As you may recall, on February 11, while campaigning in Virginia for his "Recovery and Reinvestment Act" to pass Congress, President Obama said that "Caterpillar, which manufactures machines used in this project has announced some 20,000 layoffs in the last few weeks. Today the chairman and CEO of Caterpillar said that if the American Recovery and Reinvestment plan passes, his company would be able to rehire some of those employees."
At the Caterpillar factory on February 12, President Obama said that Jim Owens, the CEO of Caterpillar, Inc., "said that if Congress passes our plan, this company will be able to rehire some of the folks who were just laid off."

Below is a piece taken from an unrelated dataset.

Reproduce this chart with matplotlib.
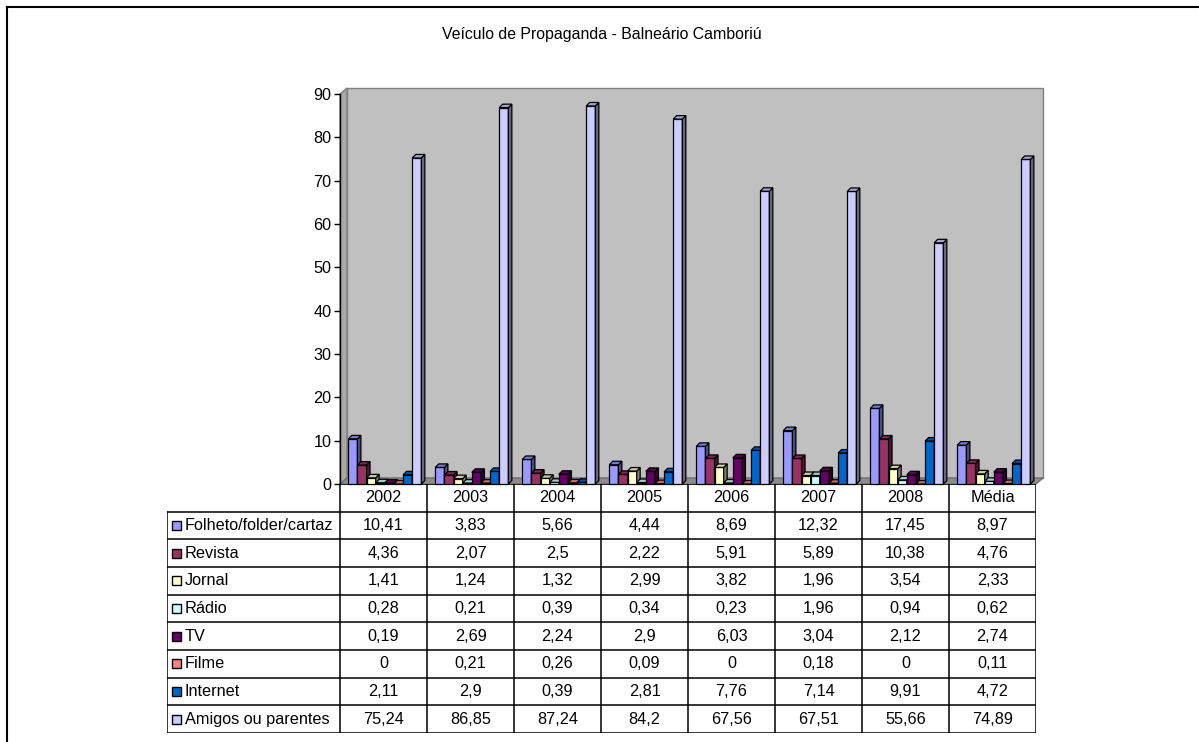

But after the president left the event, Owens made it clear that the stimulus package would not allow him to re-hire any recently laid off workers any time soon.
"I think realistically no," Owens said. "The truth is we’re going to have more layoffs before we start hiring again."
These layoffs include, as of today, 1,726 employees in East Peoria and Aurora, Illinois; 439 employees at its large engine factory in Lafayette, Ind.; 89 employees at its fuel systems plant in Jefferson, Georgia.; and 200 employees at a plant in Griffin, Ga.
Asked if these layoffs created any disconnect for those who, having listened to the President, might have thought the stimulus package would save Caterpillar jobs, White House press secretary Robert Gibbs said that was not the case.
"We’re confident, as the CEO is confident, that, in the long run, based on the Recovery and Reinvestment Act, the money that’s been lent will provide business opportunities for the company," Gibbs said.
Gibbs continued, "I think that, as the money begins to go out, including the money that I just talked about having gone out over the course of the past several weeks, that businesses — not just like Caterpillar, but businesses throughout the country, teachers in schools that potentially faced layoffs, cops that the president visited that might lose their jobs — that the president believes, as the money begins to get let out as a result of the Recovery and Reinvestment plan, that businesses will make different economic decisions."